Blow straight through or enjoy the journey? It’s always a dilemma while traveling to a new home.
One of our goals for 2016 is to ‘connect’ with people more often. That means being more deliberate in our route choices and scheduling decisions to create opportunities to visit with friends. We just finished what I call our migration west to this winter’s home base in Santa Monica, California. A combination of hard miles and layovers was a great choice for this trip. Every chance we took to spend more time with people paid off in deepening friendships and as a bonus, some spectacular vistas.
Now, our Honda Element is a great car for holding loads of stuff but it’s not the most comfortable ride for long distances. Five to six hours of driving is that sweet spot of knocking down some miles without killing our backs. The roughed out driving plan included a layover in Tucson in time to meet friends for dinner and possibly brunch the next morning. Of course, all of this was dependent on how early we could make it out of Austin and if we could get to El Paso that first day.
Day One started early with a pre-dawn departure from Austin. With a steady inflow of Chameleon cold brew coffee, I was able to drive 13 hours straight getting us close to the Arizona border. (A friend that co-founded the company had sent along samples of their new flavors for me to try – yum!)
The effort paid off. We made it to a lunchtime meetup at the Tubac Art Festival before spending the night in Tucson. We first met Gordy and Lin back in 2014 while on a Rick Steve’s tour of Eastern Europe. It just so happened that Bruce and Robyn, another couple from the 2014 tour, was down in Tucson visiting for the weekend from their new winter condo in suburban Phoenix. It was a wine-filled reunion weekend with Gordy and Lin playing tour guides for the group.
Of course a side detour to Tumacacori National Historical Park would be well received by this group. (Two of the six worked in public television.) This is one of a series of missions established throughout the Sonoran desert by Father Kino, a Jesuit priest, during the late 1600’s.
Abandoning our planned early departure the next morning, we were treated to a visit to San Xavier del Bac mission where our friend Lin was completing her docent training. We joined the tour group that was her ‘final exam’. The mission is a major example of Mexican Baroque architecture in the US and a pilgrimage site while still a full functioning Catholic parish. (Take a look at the virtual tour on their website here. The interior is amazing)

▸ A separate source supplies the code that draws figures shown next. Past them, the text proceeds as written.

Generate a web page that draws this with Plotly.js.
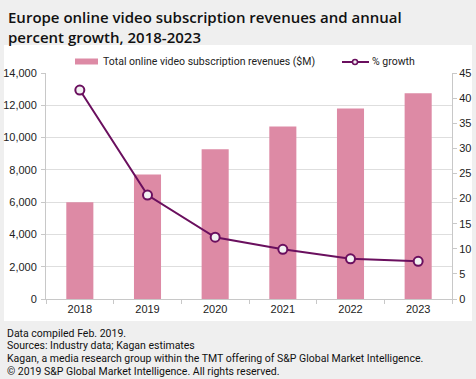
<!DOCTYPE html>
<html>
<head>
<meta charset="utf-8">
<script src="https://cdn.plot.ly/plotly-3.0.1.min.js"></script>
<style>
html,body{margin:0;padding:0;background:#efefef;}
#chart{width:476px;height:379px;}
</style>
</head>
<body>
<div id="chart"></div>
<script>
const years = ["2018", "2019", "2020", "2021", "2022", "2023"];
const revenues = [6000, 7720, 9270, 10680, 11800, 12740];
const growth = [41.6, 20.7, 12.3, 9.9, 8.0, 7.5];
const leftTicks = [0, 2000, 4000, 6000, 8000, 10000, 12000, 14000];
const rightTicks = [0, 5, 10, 15, 20, 25, 30, 35, 40, 45];
const seriesNames = ["Total online video subscription revenues ($M)", "% growth"];
const titleText = "Europe online video subscription revenues and annual<br>percent growth, 2018-2023";
const footerLines = [
  "Data compiled Feb. 2019.",
  "Sources: Industry data; Kagan estimates",
  "Kagan, a media research group within the TMT offering of S&P Global Market Intelligence.",
  "\u00a9 2019 S&P Global Market Intelligence. All rights reserved."
];

const barColor = "#dd8aa5";
const lineColor = "#6a0f5e";
const tickFont = {family: "Liberation Sans, Arial, sans-serif", size: 11, color: "#222"};
const W = 406, H = 226, L = 46, T = 73;
// helpers to convert pixel positions to paper coordinates (layout only)
const px = x => (x - L) / W;
const py = y => 1 - (y - T) / H;

const traces = [
  {
    type: "bar", x: years, y: revenues, name: seriesNames[0],
    marker: {color: barColor}, width: 0.4, yaxis: "y", showlegend: false
  },
  {
    type: "scatter", mode: "lines+markers", x: years, y: growth, name: seriesNames[1],
    yaxis: "y2", line: {color: lineColor, width: 2}, showlegend: false,
    marker: {size: 9, color: "#f2f2f2", line: {color: lineColor, width: 2}}
  }
];

const annotations = [
  {
    text: titleText, xref: "paper", yref: "paper", x: px(6), xanchor: "left",
    y: py(5), yanchor: "top", align: "left", showarrow: false,
    font: {family: "Open Sans, sans-serif", size: 15, color: "#111", weight: 600}
  },
  {
    text: seriesNames[0], xref: "paper", yref: "paper", x: px(101), xanchor: "left",
    y: py(61.5), yanchor: "middle", showarrow: false,
    font: {family: "Roboto, sans-serif", size: 10.5, color: "#222"}
  },
  {
    text: seriesNames[1], xref: "paper", yref: "paper", x: px(370), xanchor: "left",
    y: py(61.5), yanchor: "middle", showarrow: false,
    font: {family: "Roboto, sans-serif", size: 10.5, color: "#222"}
  }
];
footerLines.forEach((t, i) => annotations.push({
  text: t, xref: "paper", yref: "paper", x: px(5), xanchor: "left",
  y: py(333 + i * 12.7), yanchor: "middle", showarrow: false,
  font: {family: "Roboto, sans-serif", size: 10.5, color: "#111"}
}));

const layout = {
  width: 476, height: 379,
  paper_bgcolor: "#efefef", plot_bgcolor: "#ffffff",
  margin: {l: L, r: 24, t: T, b: 80, pad: 0},
  showlegend: false,
  bargap: 0.6,
  xaxis: {
    type: "category", tickfont: tickFont, showline: true, linecolor: "#c8c8c8", linewidth: 1,
    ticks: "outside", ticklen: 4, tickcolor: "#c8c8c8", tickson: "boundaries",
    showgrid: false, zeroline: false
  },
  yaxis: {
    range: [0, 14000], tickvals: leftTicks, ticktext: leftTicks.map(v => v.toLocaleString("en-US")),
    tickfont: tickFont, showline: true, linecolor: "#c8c8c8", ticks: "outside", ticklen: 4,
    tickcolor: "#c8c8c8", showgrid: true, gridcolor: "#dedede", zeroline: false, ticklabelstandoff: 2
  },
  yaxis2: {
    range: [0, 45], tickvals: rightTicks, overlaying: "y", side: "right",
    tickfont: tickFont, showline: true, linecolor: "#c8c8c8", ticks: "outside", ticklen: 4,
    tickcolor: "#c8c8c8", showgrid: false, zeroline: false
  },
  shapes: [
    {type: "rect", xref: "paper", yref: "paper", layer: "below",
     x0: px(4), x1: px(472), y0: py(321), y1: py(45),
     fillcolor: "#ffffff", line: {width: 0}},
    // legend swatches
    {type: "rect", xref: "paper", yref: "paper", x0: px(75), x1: px(98), y0: py(64.5), y1: py(58.5),
     fillcolor: barColor, line: {width: 0}},
    {type: "line", xref: "paper", yref: "paper", x0: px(342), x1: px(369), y0: py(62), y1: py(62),
     line: {color: lineColor, width: 2}},
    {type: "circle", xref: "paper", yref: "paper", x0: px(352.5), x1: px(357.5), y0: py(64.5), y1: py(59.5),
     fillcolor: "#f2f2f2", line: {color: lineColor, width: 1.5}}
  ],
  annotations: annotations
};

Plotly.newPlot("chart", traces, layout, {displayModeBar: false, staticPlot: true});
</script>
</body>
</html>
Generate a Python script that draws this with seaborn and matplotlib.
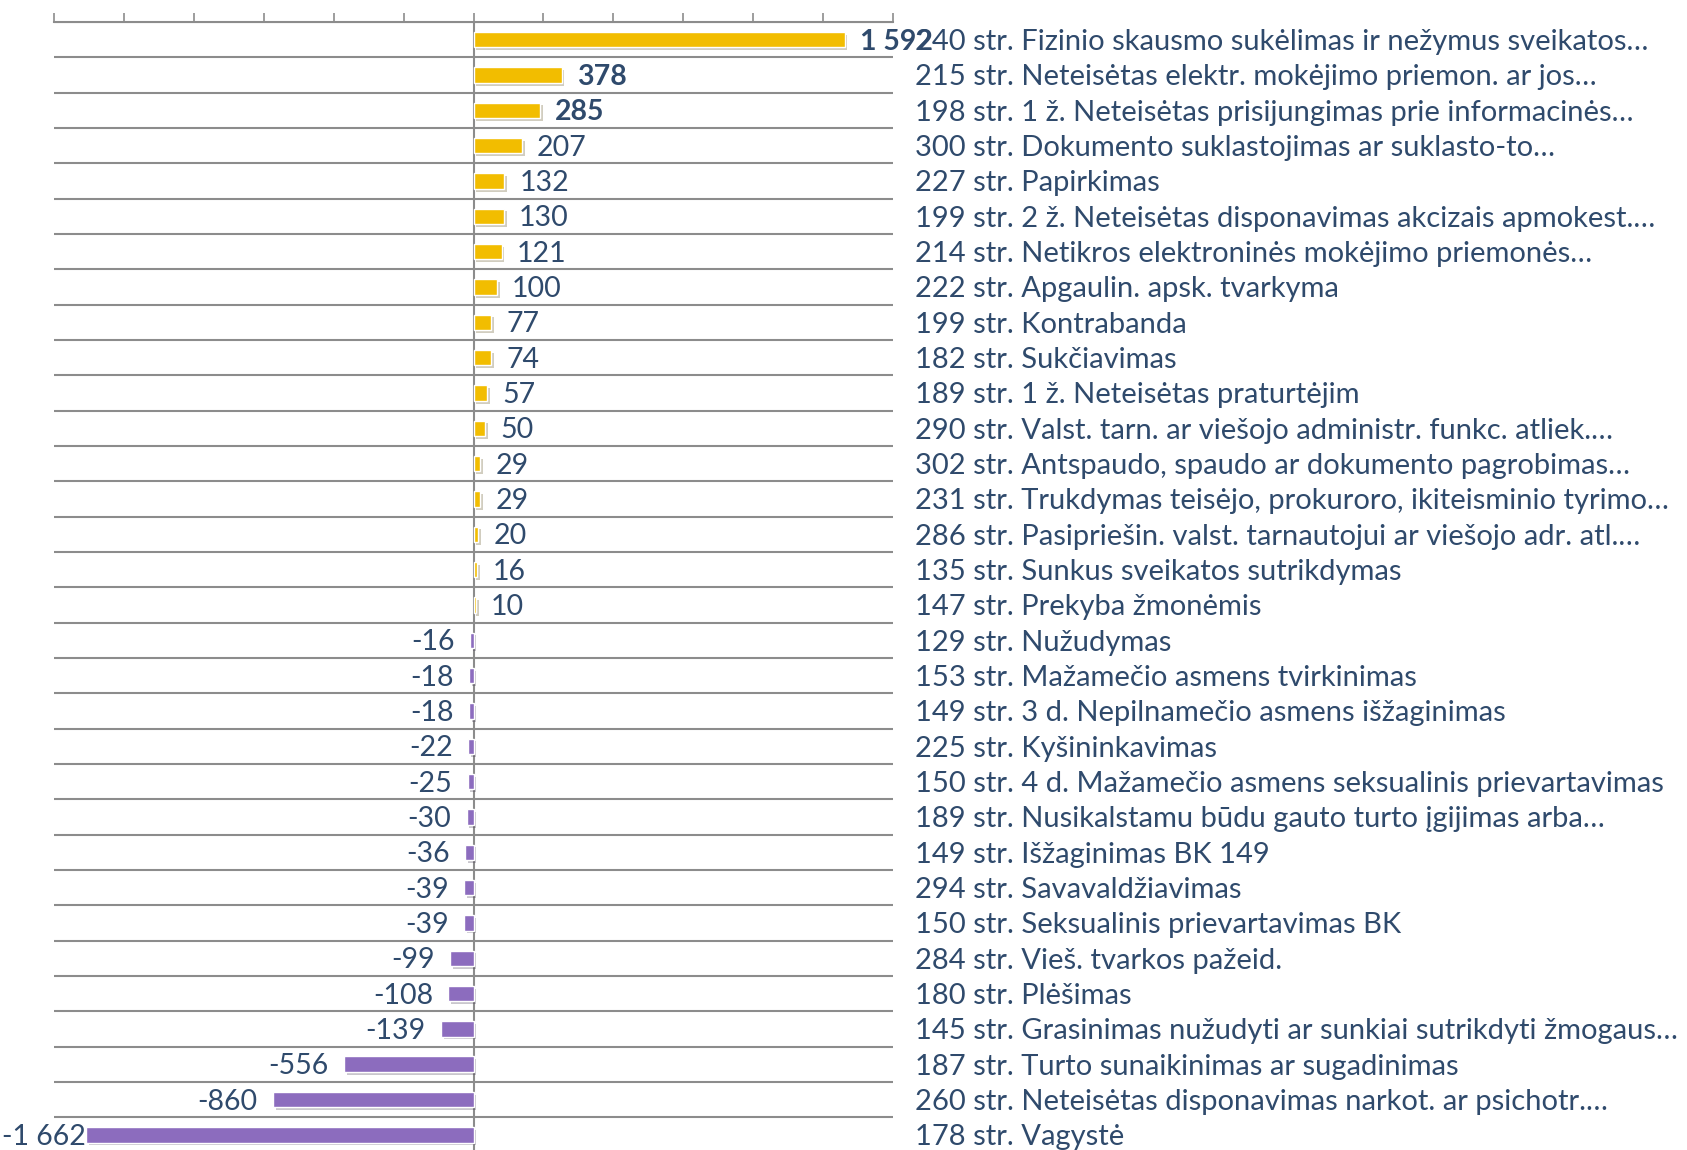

My original schedule had us driving up to Scottsdale with time to experience the James Turrell skyspace at the Scottsdale Museum of Contemporary Art. I had abandoned that idea but somehow, we got to our hotel and scampered the couple of blocks to the museum just after the sun went down. Not the full sunset show but good enough at this older installation.
Phoenix had been a two night stop to ensure we had a full evening open for the Desert Botanical Gardens and the Bruce Munro exhibit. I happened across the info when gathering links for my Nashville postcard. Watch for an upcoming post on the show.
By Sunday morning, we chose once again to delay our planned departure to visit Bruce and Robyn’s new condo in Mesa. The late start meant that we wouldn’t have any time for hiking in Joshua Tree National Park that afternoon. It was amazing how the timing worked perfectly for us to experience sunset on the eastern side of the park. (Something we would not have done if we had gotten there earlier.) The 360 degree views changed moment by moment.
Instead of rushing off Monday morning to avoid holiday traffic returning to Los Angeles, our morning was guided through the north loop of Joshua Tree accompanied by the Just Ahead audio tour. It gave us some useful info including pointing out the tallest Joshua Tree in the park. We allowed time to enjoy some of the shorter walks and hikes giving us a taste of the fun we could have on the longer hikes. (A return trip for the spring bloom is now in the works.)
Traffic delays on the way into LA were the ultimate price to pay but so worth it in the end as we reached Santa Monica just in time for sunset on the beach!
How about your road trips – do you power through or dawdle along the way?